- _COLLECTED MATERIAL_:
****

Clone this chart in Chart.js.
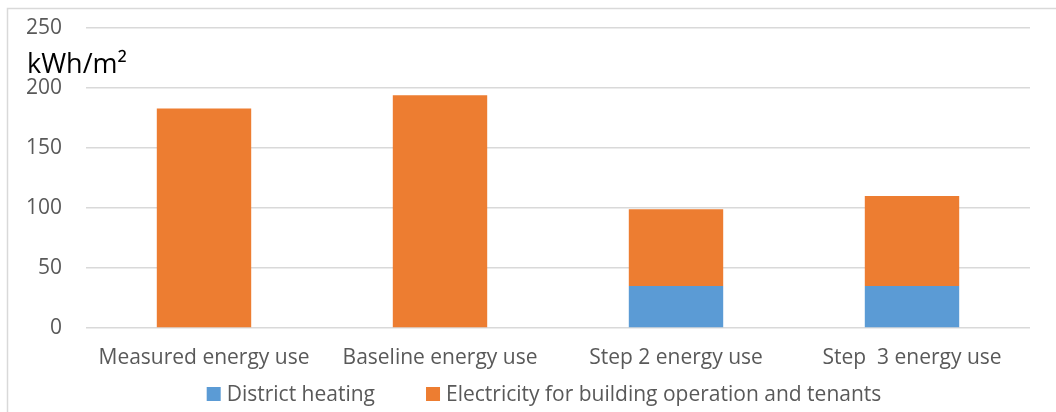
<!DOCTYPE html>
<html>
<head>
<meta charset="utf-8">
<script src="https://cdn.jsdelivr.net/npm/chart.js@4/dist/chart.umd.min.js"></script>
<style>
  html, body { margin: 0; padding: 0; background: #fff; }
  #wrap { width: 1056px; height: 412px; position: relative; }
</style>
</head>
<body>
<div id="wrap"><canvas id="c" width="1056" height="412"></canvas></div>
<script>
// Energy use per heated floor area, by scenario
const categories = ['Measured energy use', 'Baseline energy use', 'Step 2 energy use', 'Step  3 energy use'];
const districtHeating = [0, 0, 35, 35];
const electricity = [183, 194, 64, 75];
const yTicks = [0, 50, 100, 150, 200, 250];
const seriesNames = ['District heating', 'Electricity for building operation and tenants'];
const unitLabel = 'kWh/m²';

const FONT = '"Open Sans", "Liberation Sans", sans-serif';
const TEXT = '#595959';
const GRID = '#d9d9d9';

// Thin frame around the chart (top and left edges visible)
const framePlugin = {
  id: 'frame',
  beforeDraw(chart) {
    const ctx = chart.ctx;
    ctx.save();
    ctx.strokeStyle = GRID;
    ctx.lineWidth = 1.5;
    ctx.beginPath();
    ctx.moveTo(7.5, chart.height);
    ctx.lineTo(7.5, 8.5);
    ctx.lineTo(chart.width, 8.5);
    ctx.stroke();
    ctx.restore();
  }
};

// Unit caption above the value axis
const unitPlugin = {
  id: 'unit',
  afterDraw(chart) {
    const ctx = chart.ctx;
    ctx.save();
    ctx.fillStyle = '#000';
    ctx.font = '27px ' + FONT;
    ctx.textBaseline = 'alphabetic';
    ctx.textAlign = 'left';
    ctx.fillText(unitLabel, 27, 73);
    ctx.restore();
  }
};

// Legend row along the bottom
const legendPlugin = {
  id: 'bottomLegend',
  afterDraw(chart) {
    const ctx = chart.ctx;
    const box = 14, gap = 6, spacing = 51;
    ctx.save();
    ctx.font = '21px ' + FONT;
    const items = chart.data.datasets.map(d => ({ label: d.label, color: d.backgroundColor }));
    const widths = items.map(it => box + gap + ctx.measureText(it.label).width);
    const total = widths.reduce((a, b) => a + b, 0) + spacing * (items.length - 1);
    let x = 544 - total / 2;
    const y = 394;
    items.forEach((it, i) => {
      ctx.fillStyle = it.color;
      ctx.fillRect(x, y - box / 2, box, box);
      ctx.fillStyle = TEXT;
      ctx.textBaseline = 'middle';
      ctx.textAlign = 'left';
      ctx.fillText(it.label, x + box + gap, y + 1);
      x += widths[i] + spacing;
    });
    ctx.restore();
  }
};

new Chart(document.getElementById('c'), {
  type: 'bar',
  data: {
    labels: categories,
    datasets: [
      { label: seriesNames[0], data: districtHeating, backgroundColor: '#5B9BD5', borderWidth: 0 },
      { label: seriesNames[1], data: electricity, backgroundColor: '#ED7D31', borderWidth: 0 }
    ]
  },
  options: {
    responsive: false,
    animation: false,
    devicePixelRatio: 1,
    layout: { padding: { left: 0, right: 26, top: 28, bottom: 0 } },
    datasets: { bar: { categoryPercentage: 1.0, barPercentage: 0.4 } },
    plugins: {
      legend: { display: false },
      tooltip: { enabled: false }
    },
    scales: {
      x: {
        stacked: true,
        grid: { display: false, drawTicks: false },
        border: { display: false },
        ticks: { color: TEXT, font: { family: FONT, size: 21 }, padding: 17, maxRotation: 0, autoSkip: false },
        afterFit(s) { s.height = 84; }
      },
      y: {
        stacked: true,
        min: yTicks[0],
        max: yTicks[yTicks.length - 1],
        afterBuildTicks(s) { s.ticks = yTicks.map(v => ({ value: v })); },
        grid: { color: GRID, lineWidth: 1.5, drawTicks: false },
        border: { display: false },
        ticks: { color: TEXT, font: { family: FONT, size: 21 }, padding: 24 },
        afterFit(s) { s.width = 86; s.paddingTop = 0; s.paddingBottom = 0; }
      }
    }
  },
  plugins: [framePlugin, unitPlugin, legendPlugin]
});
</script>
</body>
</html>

****

All of the lines above should be printed exactly, minus the pictures.

- _EXERCISE RESPONSE_:
Clone this chart in Chart.js.
<!DOCTYPE html>
<html>
<head>
<meta charset="utf-8">
<script src="https://cdn.jsdelivr.net/npm/chart.js@4/dist/chart.umd.min.js"></script>
<style>
  html, body { margin: 0; padding: 0; background: #fff; }
  #wrap { width: 1056px; height: 412px; position: relative; }
</style>
</head>
<body>
<div id="wrap"><canvas id="c" width="1056" height="412"></canvas></div>
<script>
// Energy use per heated floor area, by scenario
const categories = ['Measured energy use', 'Baseline energy use', 'Step 2 energy use', 'Step  3 energy use'];
const districtHeating = [0, 0, 35, 35];
const electricity = [183, 194, 64, 75];
const yTicks = [0, 50, 100, 150, 200, 250];
const seriesNames = ['District heating', 'Electricity for building operation and tenants'];
const unitLabel = 'kWh/m²';

const FONT = '"Open Sans", "Liberation Sans", sans-serif';
const TEXT = '#595959';
const GRID = '#d9d9d9';

// Thin frame around the chart (top and left edges visible)
const framePlugin = {
  id: 'frame',
  beforeDraw(chart) {
    const ctx = chart.ctx;
    ctx.save();
    ctx.strokeStyle = GRID;
    ctx.lineWidth = 1.5;
    ctx.beginPath();
    ctx.moveTo(7.5, chart.height);
    ctx.lineTo(7.5, 8.5);
    ctx.lineTo(chart.width, 8.5);
    ctx.stroke();
    ctx.restore();
  }
};

// Unit caption above the value axis
const unitPlugin = {
  id: 'unit',
  afterDraw(chart) {
    const ctx = chart.ctx;
    ctx.save();
    ctx.fillStyle = '#000';
    ctx.font = '27px ' + FONT;
    ctx.textBaseline = 'alphabetic';
    ctx.textAlign = 'left';
    ctx.fillText(unitLabel, 27, 73);
    ctx.restore();
  }
};

// Legend row along the bottom
const legendPlugin = {
  id: 'bottomLegend',
  afterDraw(chart) {
    const ctx = chart.ctx;
    const box = 14, gap = 6, spacing = 51;
    ctx.save();
    ctx.font = '21px ' + FONT;
    const items = chart.data.datasets.map(d => ({ label: d.label, color: d.backgroundColor }));
    const widths = items.map(it => box + gap + ctx.measureText(it.label).width);
    const total = widths.reduce((a, b) => a + b, 0) + spacing * (items.length - 1);
    let x = 544 - total / 2;
    const y = 394;
    items.forEach((it, i) => {
      ctx.fillStyle = it.color;
      ctx.fillRect(x, y - box / 2, box, box);
      ctx.fillStyle = TEXT;
      ctx.textBaseline = 'middle';
      ctx.textAlign = 'left';
      ctx.fillText(it.label, x + box + gap, y + 1);
      x += widths[i] + spacing;
    });
    ctx.restore();
  }
};

new Chart(document.getElementById('c'), {
  type: 'bar',
  data: {
    labels: categories,
    datasets: [
      { label: seriesNames[0], data: districtHeating, backgroundColor: '#5B9BD5', borderWidth: 0 },
      { label: seriesNames[1], data: electricity, backgroundColor: '#ED7D31', borderWidth: 0 }
    ]
  },
  options: {
    responsive: false,
    animation: false,
    devicePixelRatio: 1,
    layout: { padding: { left: 0, right: 26, top: 28, bottom: 0 } },
    datasets: { bar: { categoryPercentage: 1.0, barPercentage: 0.4 } },
    plugins: {
      legend: { display: false },
      tooltip: { enabled: false }
    },
    scales: {
      x: {
        stacked: true,
        grid: { display: false, drawTicks: false },
        border: { display: false },
        ticks: { color: TEXT, font: { family: FONT, size: 21 }, padding: 17, maxRotation: 0, autoSkip: false },
        afterFit(s) { s.height = 84; }
      },
      y: {
        stacked: true,
        min: yTicks[0],
        max: yTicks[yTicks.length - 1],
        afterBuildTicks(s) { s.ticks = yTicks.map(v => ({ value: v })); },
        grid: { color: GRID, lineWidth: 1.5, drawTicks: false },
        border: { display: false },
        ticks: { color: TEXT, font: { family: FONT, size: 21 }, padding: 24 },
        afterFit(s) { s.width = 86; s.paddingTop = 0; s.paddingBottom = 0; }
      }
    }
  },
  plugins: [framePlugin, unitPlugin, legendPlugin]
});
</script>
</body>
</html>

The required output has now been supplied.